To żaden problem. Chęci tylko są potrzebne.
Nie mogę czytać opinii w internecie o ludziach ze wsi. Że to na wsi, u rolnika to pies stoi gdzieś pod stodołą, bez budy, że ma zimno. Nie. Ludzie na wsi też potrafią dbać o psy. Ja mam psa w domu, i on żyje może lepiej niż niejeden pies z miasta. To, że ktoś jest ze wsi, to nie znaczy, że traktuję psa gorzej niż ten z miasta. To chyba zależy od charakteru człowieka, a nie od tego skąd się wywodzi - mówiły osoby, z którym rozmawiał nasz dziennikarz.
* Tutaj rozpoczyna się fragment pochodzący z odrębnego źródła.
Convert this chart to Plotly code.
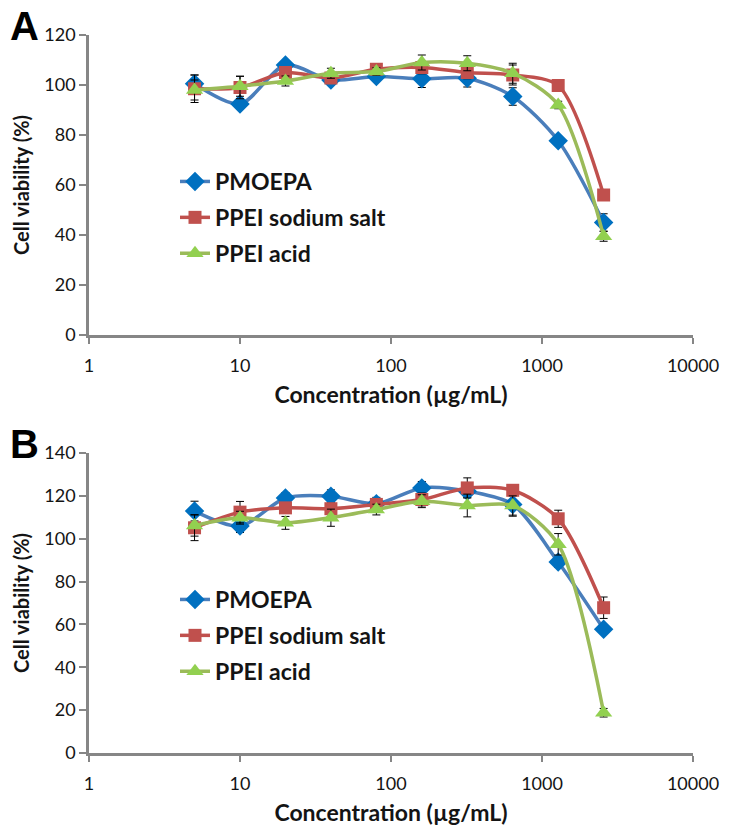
import plotly.graph_objects as go

conc = [5, 10, 20, 40, 80, 160, 320, 640, 1280, 2560]
series_names = ["PMOEPA", "PPEI sodium salt", "PPEI acid"]

# Panel A
a_pmoepa = [100.5, 92.4, 108.0, 102.0, 103.4, 102.5, 102.7, 95.4, 77.7, 45.0]
a_sodium = [98.5, 99.0, 105.0, 102.8, 106.3, 107.0, 105.0, 104.0, 99.8, 56.0]
a_acid = [98.0, 99.5, 101.6, 104.7, 105.4, 109.0, 108.7, 104.7, 92.0, 39.5]
a_pmoepa_err = [3.5, 1.5, 1.5, 1.0, 1.5, 3.5, 3.5, 3.5, 1.5, 3.5]
a_sodium_err = [5.5, 4.5, 2.0, 1.5, 1.5, 2.5, 2.5, 4.0, 2.0, 1.5]
a_acid_err = [4.0, 4.0, 2.0, 2.0, 1.5, 3.0, 3.0, 4.0, 1.5, 2.0]

# Panel B
b_pmoepa = [112.9, 105.9, 119.0, 119.8, 116.3, 123.7, 122.2, 116.0, 89.1, 57.8]
b_sodium = [105.1, 112.4, 114.4, 114.0, 116.0, 118.3, 123.7, 122.6, 109.3, 67.8]
b_acid = [106.2, 109.8, 107.4, 109.8, 113.6, 117.5, 115.5, 115.5, 97.4, 18.8]
b_pmoepa_err = [4.6, 3.0, 2.5, 3.0, 3.0, 3.0, 3.0, 5.5, 2.5, 1.5]
b_sodium_err = [6.0, 5.0, 2.5, 2.5, 2.5, 3.0, 4.7, 1.5, 4.0, 5.0]
b_acid_err = [5.0, 3.0, 3.0, 4.0, 2.5, 3.0, 5.3, 4.5, 5.0, 2.0]

x_ticks = [1, 10, 100, 1000, 10000]
x_tick_text = ["1", "10", "100", "1000", "10000"]
a_y_ticks = [0, 20, 40, 60, 80, 100, 120]
b_y_ticks = [0, 20, 40, 60, 80, 100, 120, 140]

line_colors = ["#4A7EBB", "#C0504D", "#9BBB59"]
marker_colors = ["#0070C0", "#C0504D", "#92D050"]
symbols = ["diamond", "square", "triangle-up"]
marker_sizes = [15, 13, 15]

FONT = "Lato"
AX_COLOR = "#868686"
TXT = "#141414"

fig = go.Figure()

panels = [
    ("x", "y", "legend", [a_pmoepa, a_sodium, a_acid], [a_pmoepa_err, a_sodium_err, a_acid_err]),
    ("x2", "y2", "legend2", [b_pmoepa, b_sodium, b_acid], [b_pmoepa_err, b_sodium_err, b_acid_err]),
]

for xa, ya, leg, ys, errs in panels:
    for i in range(3):
        fig.add_trace(go.Scatter(
            x=conc, y=ys[i], name=series_names[i],
            xaxis=xa, yaxis=ya, legend=leg, legendgroup=leg + str(i),
            mode="lines+markers",
            line=dict(color=line_colors[i], width=3.5, shape="spline", smoothing=0.8),
            marker=dict(symbol=symbols[i], size=marker_sizes[i], color=marker_colors[i],
                        line=dict(width=0)),
            error_y=dict(type="data", array=errs[i], visible=True, color="#000000",
                         thickness=1, width=4),
        ))

xaxis_common = dict(
    type="log", range=[0, 4], tickvals=x_ticks, ticktext=x_tick_text, automargin=False,
    showgrid=False, zeroline=False, showline=True, linecolor=AX_COLOR, linewidth=2.5,
    ticks="outside", ticklen=6, tickcolor=AX_COLOR, tickwidth=2, ticklabelstandoff=7,
    tickfont=dict(family=FONT, size=18, color=TXT),
    title=dict(text="<b>Concentration (µg/mL)</b>", font=dict(family=FONT, size=23, color=TXT),
               standoff=12),
)
yaxis_common = dict(
    showgrid=False, zeroline=False, showline=True, linecolor=AX_COLOR, linewidth=2.5,
    ticks="outside", ticklen=7, tickcolor=AX_COLOR, tickwidth=2, automargin=False,
    tickfont=dict(family=FONT, size=18, color=TXT),
    title=dict(text="<b>Cell viability (%)</b>", font=dict(family=FONT, size=20, color=TXT),
               standoff=10),
)

W, H = 729, 839
ML, MR, MT, MB = 89, 36, 35, 86
PW, PH = W - ML - MR, H - MT - MB


def px_x(px):
    return (px - ML) / PW


def px_y(py):
    return (H - MB - py) / PH


legend_common = dict(
    font=dict(family=FONT, size=23, color=TXT, weight="bold"),
    bgcolor="rgba(0,0,0,0)", xanchor="left", yanchor="top",
    traceorder="grouped", tracegroupgap=3, itemwidth=30,
)

fig.update_layout(
    width=W, height=H, margin=dict(l=ML, r=MR, t=MT, b=MB, autoexpand=False),
    paper_bgcolor="white", plot_bgcolor="white",
    showlegend=True,
    xaxis=dict(domain=[0, 1], anchor="y", **xaxis_common),
    yaxis=dict(domain=[px_y(335), px_y(35)], anchor="x", range=[0, 120], tickvals=a_y_ticks, **yaxis_common),
    xaxis2=dict(domain=[0, 1], anchor="y2", **xaxis_common),
    yaxis2=dict(domain=[px_y(753), px_y(453)], anchor="x2", range=[0, 140], tickvals=b_y_ticks, **yaxis_common),
    legend=dict(x=px_x(175), y=px_y(160), **legend_common),
    legend2=dict(x=px_x(175), y=px_y(578), **legend_common),
    annotations=[
        dict(text="<b>A</b>", x=px_x(8), y=px_y(2), xref="paper", yref="paper", xanchor="left", yanchor="top",
             showarrow=False, font=dict(family="Liberation Sans", size=40, color="#000000")),
        dict(text="<b>B</b>", x=px_x(8), y=px_y(420), xref="paper", yref="paper", xanchor="left", yanchor="top",
             showarrow=False, font=dict(family="Liberation Sans", size=40, color="#000000")),
    ],
)

fig.write_html("out.html", config={"displayModeBar": False},
               post_script="document.body.style.margin='0';")
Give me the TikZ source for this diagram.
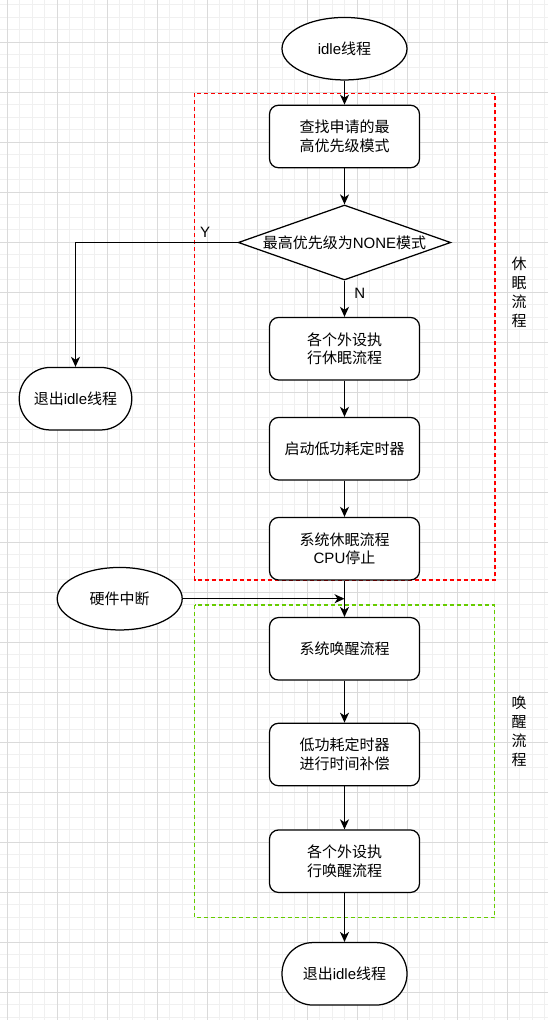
\documentclass[tikz,border=0pt]{standalone}
\usepackage{fontspec}
\setmainfont{Noto Sans CJK SC}
\newfontfamily\latin{Liberation Sans}
\usepackage{xcolor}
\usetikzlibrary{shapes.geometric, arrows.meta, positioning}
\definecolor{gridminor}{HTML}{F0F0F0}
\definecolor{gridmajor}{HTML}{DADADA}
\definecolor{sleepred}{HTML}{FF0000}
\definecolor{wakegreen}{HTML}{66CC00}

\begin{document}
\begin{tikzpicture}[
        x=1pt, y=-1pt,
        font=\fontsize{15}{18.5}\selectfont,
        box/.style={rectangle, draw, rounded corners=9pt, fill=white, line width=1.25pt, minimum width=150pt, minimum height=62.5pt, align=center, inner sep=0pt},
        term/.style={ellipse, draw, fill=white, line width=1.25pt, minimum width=125pt, minimum height=62.5pt, inner sep=0pt},
        stad/.style={rectangle, draw, rounded corners=31pt, fill=white, line width=1.25pt, minimum width=125pt, minimum height=62.5pt, inner sep=0pt},
        dec/.style={diamond, draw, fill=white, line width=1.25pt, aspect=2.83, minimum width=212.5pt, minimum height=75pt, inner sep=0pt},
        group/.style={line width=1.25pt, dash pattern=on 4pt off 3pt},
        arrow/.style={line width=1.25pt, -{Stealth[length=10pt, width=9pt, inset=3pt]}}
    ]
        \useasboundingbox (0,0) rectangle (548,1020);
        % background grid
        \fill[white] (0,0) rectangle (548,1020);
        \foreach \i in {0,...,43} \draw[gridminor, line width=1pt] ({7+12.5*\i},0) -- ({7+12.5*\i},1020);
        \foreach \j in {-3,...,78} \draw[gridminor, line width=1pt] (0,{42+12.5*\j}) -- (548,{42+12.5*\j});
        \foreach \i in {0,...,10} \draw[gridmajor, line width=1pt] ({7+50*\i},0) -- ({7+50*\i},1020);
        \foreach \j in {0,...,19} \draw[gridmajor, line width=1pt] (0,{42+50*\j}) -- (548,{42+50*\j});

        % groups
        \draw[group, sleepred] (194.7,93.3) rectangle (495,580);
        \draw[group, wakegreen] (194.5,605) rectangle (494.6,917.7);
        \node[align=center, font=\fontsize{15}{19}\selectfont] (SL) at (519,292) {休\\眠\\流\\程};
        \node[align=center, font=\fontsize{15}{19}\selectfont] (WL) at (519,731) {唤\\醒\\流\\程};

        \node[term] (I) at (344.5,48.7) {{\latin idle}线程};
        \node[box] (F) at (344.5,136.5) {查找申请的最\\高优先级模式};
        \node[dec] (D) at (344.5,242.5) {最高优先级为{\latin NONE}模式};
        \node[stad, minimum width=112.5pt] (X) at (75.5,398.7) {退出{\latin idle}线程};
        \node[box] (P) at (344.5,348.7) {各个外设执\\行休眠流程};
        \node[box] (L) at (344.5,448.7) {启动低功耗定时器};
        \node[box] (S) at (344.5,548.7) {系统休眠流程\\{\latin CPU}停止};
        \node[term] (H) at (119.7,598.7) {硬件中断};
        \node[box] (W) at (344.5,648.8) {系统唤醒流程};
        \node[box] (C) at (344.5,754.5) {低功耗定时器\\进行时间补偿};
        \node[box] (R) at (344.5,861.2) {各个外设执\\行唤醒流程};
        \node[stad] (E) at (344.5,973.8) {退出{\latin idle}线程};
        \coordinate (J) at (H.east -| S.south);

        \draw[arrow] (I) -- (F);
        \draw[arrow] (F) -- (D);
        \draw[arrow] (D.west) -| node[pos=0.1, above=1pt, font=\latin\fontsize{15}{18}\selectfont] {Y} (X.north);
        \draw[arrow] (D) -- node[pos=0.35, right=6pt, font=\latin\fontsize{15}{18}\selectfont] {N} (P);
        \draw[arrow] (P) -- (L);
        \draw[arrow] (L) -- (S);
        \draw[arrow] (S) -- (W);
        \draw[arrow] (H) -- (J);
        \draw[arrow] (W) -- (C);
        \draw[arrow] (C) -- (R);
        \draw[arrow] (R) -- (E);
    \end{tikzpicture}
\end{document}
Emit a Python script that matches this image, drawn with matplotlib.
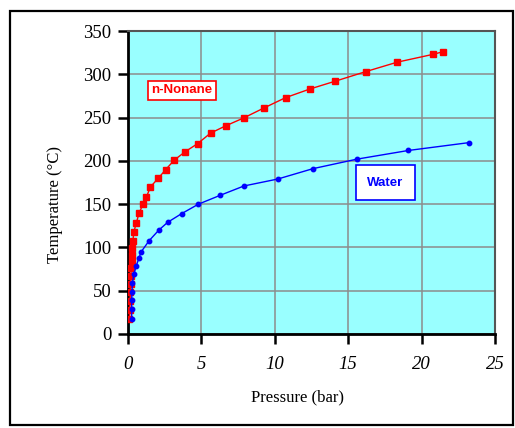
import matplotlib
matplotlib.use("Agg")
import matplotlib.pyplot as plt
from matplotlib.patches import Rectangle

# vapour pressure curves
water_p = [0.25, 0.25, 0.25, 0.27, 0.3, 0.4, 0.55, 0.75, 0.9, 1.45, 2.1, 2.7,
           3.65, 4.8, 6.25, 7.9, 10.2, 12.6, 15.6, 19.1, 23.2]
water_t = [17, 29, 39, 48, 59, 69, 78, 88, 95, 108, 120, 129,
           139, 150, 160, 171, 179, 191, 202, 212, 221]

nonane_p = [0.1, 0.12, 0.14, 0.16, 0.18, 0.2, 0.22, 0.25, 0.27, 0.3, 0.33, 0.4,
            0.57, 0.75, 1.02, 1.25, 1.53, 2.07, 2.57, 3.16, 3.89, 4.75, 5.62,
            6.66, 7.87, 9.25, 10.73, 12.39, 14.11, 16.18, 18.34, 20.77, 21.45]
nonane_t = [17, 28, 38, 48, 58, 67, 76, 84, 91, 99, 107, 118,
            128.5, 139.4, 150, 158, 170, 180, 190, 201, 210.5, 220, 232,
            240.5, 249.5, 261, 273, 283, 292, 303, 314, 323, 326]

x_ticks = [0, 5, 10, 15, 20, 25]
y_ticks = [0, 50, 100, 150, 200, 250, 300, 350]

serif = "Liberation Serif"
sans = "Liberation Sans"

fig = plt.figure(figsize=(5.15, 4.28), dpi=100)
# outer frame around the whole chart
fig.patches.append(Rectangle((10 / 515, 3 / 428), 503 / 515, 414 / 428,
                             transform=fig.transFigure, fill=False,
                             edgecolor="black", linewidth=1.6))

ax = fig.add_axes([128 / 515, 1 - 334 / 428, 367 / 515, 303 / 428])
ax.set_facecolor("#99FFFF")
ax.set_xlim(0, 25)
ax.set_ylim(0, 350)
ax.set_xticks(x_ticks)
ax.set_yticks(y_ticks)
ax.grid(True, color="#8c8c8c", linewidth=1.1)
ax.set_axisbelow(True)

ax.plot(nonane_p, nonane_t, color="#FF0000", linewidth=1.0, marker="s",
        markersize=5, zorder=3)
ax.plot(water_p, water_t, color="#0000FF", linewidth=1.0, marker="o",
        markersize=3.2, zorder=4)

ax.text(3.66, 281.5, "n-Nonane", color="#FF0000", fontsize=9.5,
        fontweight="bold", family=sans, ha="center", va="center",
        bbox=dict(boxstyle="square,pad=0.25", facecolor="white",
                  edgecolor="#FF0000", linewidth=1.2))
ax.text(17.53, 175, "Water", color="#0000FF", fontsize=9.5,
        fontweight="bold", family=sans, ha="center", va="center",
        bbox=dict(boxstyle="square,pad=0.85", facecolor="white",
                  edgecolor="#0000FF", linewidth=1.2))

for side in ["left", "bottom"]:
    ax.spines[side].set_linewidth(2.0)
    ax.spines[side].set_color("black")
for side in ["top", "right"]:
    ax.spines[side].set_linewidth(1.5)
    ax.spines[side].set_color("#555555")

ax.tick_params(axis="both", direction="out", length=7, width=1.8,
               colors="black", labelsize=13.5)
ax.tick_params(axis="y", pad=5)
ax.tick_params(axis="x", pad=9)
for lab in ax.get_yticklabels():
    lab.set_family(serif)
for lab in ax.get_xticklabels():
    lab.set_family(serif)
    lab.set_style("italic")

ax.set_xlabel("Pressure (bar)", family=serif, fontsize=12)
ax.set_ylabel("Temperature (°C)", family=serif, fontsize=12)
ax.xaxis.set_label_coords(0.461, -0.182)
ax.yaxis.set_label_coords(-0.177, 0.429)

fig.savefig("out.png", dpi=100)
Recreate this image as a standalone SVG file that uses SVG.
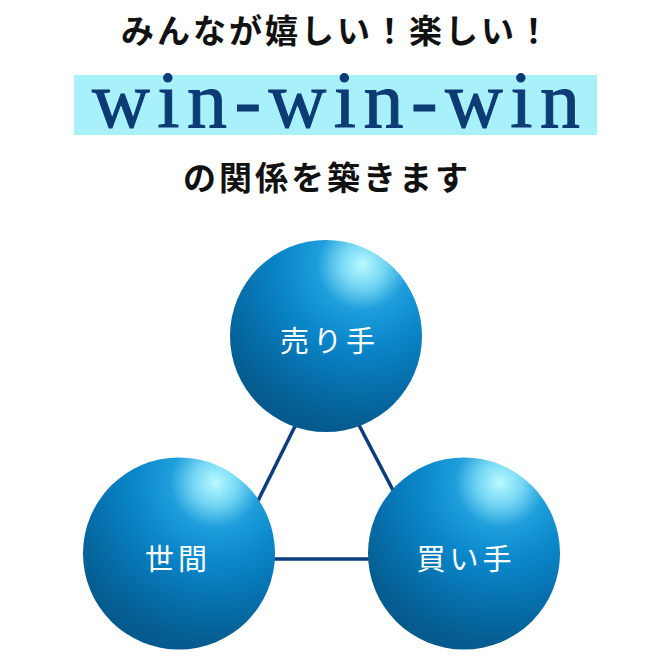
<svg xmlns="http://www.w3.org/2000/svg" width="670" height="660" viewBox="0 0 670 660">
  <defs>
    <radialGradient id="sphere" cx="0.69" cy="0.13" r="0.98" fx="0.69" fy="0.13">
      <stop offset="0" stop-color="#b8faff"/>
      <stop offset="0.12" stop-color="#74d6f4"/>
      <stop offset="0.24" stop-color="#1f9edb"/>
      <stop offset="0.42" stop-color="#0a88cb"/>
      <stop offset="0.65" stop-color="#0670ac"/>
      <stop offset="0.85" stop-color="#055d90"/>
      <stop offset="1" stop-color="#04568a"/>
    </radialGradient>
    <style>
      .head { font-family: "Noto Sans CJK JP", "Noto Sans", sans-serif; font-weight: 700; font-size: 33px; letter-spacing: 3px; fill: #111111; }
      .win { font-family: "Liberation Serif", "DejaVu Serif", serif; font-size: 80px; fill: #0d3b73; stroke: #0d3b73; stroke-width: 1; }
      .label { font-family: "Noto Sans CJK JP", "Noto Sans", sans-serif; font-weight: 400; font-size: 29px; letter-spacing: 4px; fill: #ffffff; text-anchor: middle; }
      .link { stroke: #0b3d7c; stroke-width: 3.5; fill: none; }
      .ball { fill: url(#sphere); }
    </style>
  </defs>
  <rect width="670" height="660" fill="#ffffff"/>

  <g id="title">
    <text class="head" x="121" y="43">みんなが嬉しい！楽しい！</text>
    <rect x="74" y="75" width="523" height="60" fill="#a8f1fb"/>
    <text class="win" x="92" y="127" textLength="488" lengthAdjust="spacing">win-win-win</text>
    <text class="head" x="183" y="190">の関係を築きます</text>
  </g>

  <g id="connectors">
    <line class="link" x1="326.5" y1="363" x2="229" y2="559"/>
    <line class="link" x1="326.5" y1="363" x2="429" y2="559"/>
    <line class="link" x1="229" y1="559" x2="429" y2="559"/>
  </g>

  <g id="node-seller">
    <circle class="ball" cx="326" cy="336" r="96"/>
    <text class="label" x="329.5" y="352">売り手</text>
  </g>

  <g id="node-public">
    <circle class="ball" cx="179" cy="553.5" r="96"/>
    <text class="label" x="178" y="570">世間</text>
  </g>

  <g id="node-buyer">
    <circle class="ball" cx="464" cy="553.5" r="96"/>
    <text class="label" x="466" y="570">買い手</text>
  </g>
</svg>
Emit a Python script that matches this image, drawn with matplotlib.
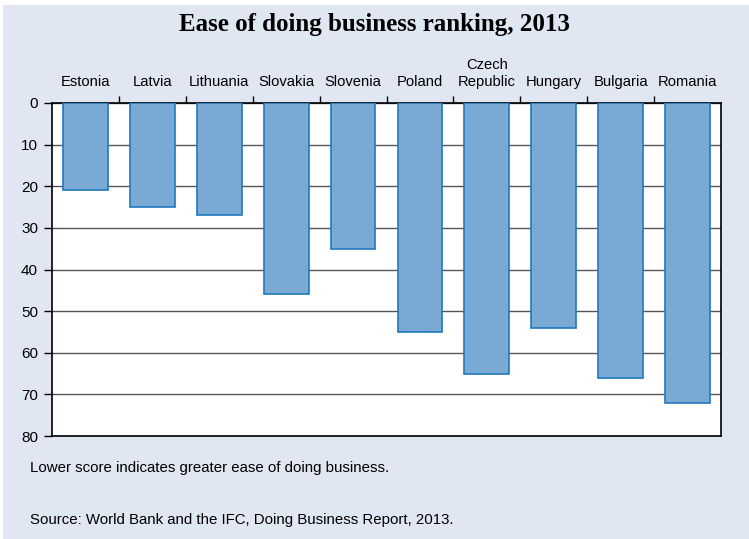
import matplotlib
matplotlib.use("Agg")
import matplotlib.pyplot as plt
from matplotlib.patches import Rectangle
import numpy as np

countries = ["Estonia", "Latvia", "Lithuania", "Slovakia", "Slovenia", "Poland",
             "Czech\nRepublic", "Hungary", "Bulgaria", "Romania"]
ranking = [21, 25, 27, 46, 35, 55, 65, 54, 66, 72]
yticks = [0, 10, 20, 30, 40, 50, 60, 70, 80]

bg = "#E0E7F3"
fig = plt.figure(figsize=(7.49, 5.39), dpi=100)
fig.patch.set_facecolor("white")
fig.patches.append(Rectangle((3/749, 0), 1, 1 - 5/539, transform=fig.transFigure,
                             facecolor=bg, edgecolor="none", zorder=-10))

ax = fig.add_axes([52/749, 1 - 436/539, (721 - 52)/749, (436 - 103)/539])
ax.set_facecolor("white")
x = np.arange(len(countries))
ax.bar(x, ranking, width=0.67, color="#7AAAD4", edgecolor="#1F78C0", linewidth=1.2, zorder=3)
ax.set_xlim(-0.5, len(countries) - 0.5)
ax.set_ylim(80, 0)
ax.set_yticks(yticks)
ax.set_yticklabels([str(v) for v in yticks], fontsize=11, family="Liberation Sans")
ax.tick_params(axis="y", direction="out", length=6, width=1, pad=4, colors="black")
ax.yaxis.grid(True, color="#555555", linewidth=1.0, zorder=1)

ax.xaxis.tick_top()
ax.set_xticks(x)
ax.set_xticklabels(countries, fontsize=10.6, family="Liberation Sans", linespacing=1.3)
ax.tick_params(axis="x", which="major", length=0, pad=10)
ax.set_xticks(np.arange(0.5, len(countries) - 0.5, 1), minor=True)
ax.tick_params(axis="x", which="minor", direction="out", length=5, width=1, top=True, bottom=False)

for s in ax.spines.values():
    s.set_color("black")
    s.set_linewidth(1.2)

fig.text(0.5, 1 - 24/539, "Ease of doing business ranking, 2013", ha="center", va="center",
         fontsize=18, fontweight="bold", family="Liberation Serif")
fig.text(30/749, 1 - 468/539, "Lower score indicates greater ease of doing business.",
         ha="left", va="center", fontsize=10.8, family="Liberation Sans")
fig.text(30/749, 1 - 520/539, "Source: World Bank and the IFC, Doing Business Report, 2013.",
         ha="left", va="center", fontsize=10.8, family="Liberation Sans")

fig.savefig("out.png", dpi=100, facecolor=fig.get_facecolor())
Dobrze zmiany ocenia też Kaja Lenart, prezes Łomżyńskiego Towarzystwa Opieki nad Zwierzętami.
Skończą się czasy, gdzie przywiązuje się psa do płotu, tak jak rower. Istnieją alternatywy dla łańcucha, bardziej humanitarne. Można postawić ogrodzenie, można zrobić kojec, więc naprawdę się cieszę, że ta izolacja psychiczna i fizyczna się skończy. To widać po psie. Jeżeli wchodzimy na podwórko, ten pies się cieszy, on chce do nas podbiec, chce się przywitać. On potrzebuje tej bliskości, czułości, wyrywa się z tego łańcucha. I jego uwiązanie to jest cierpienie psychiczne i fizyczne. Pies czuje się odizolowany, nie wie dlaczego go izolujemy. On nas traktuje jak tego opiekuna, przewodnika. Jest nam wierny, a ta izolacja bardzo, bardzo źle na niego wpływa - mówi Kaja Lenart.
Ustawa trafi teraz do Senatu. Przepisy mają zacząć obowiązywać po 12 miesiącach od jej wejścia w życie. A załamanie nowych zasad będą groziły kary do 5 tys. zł.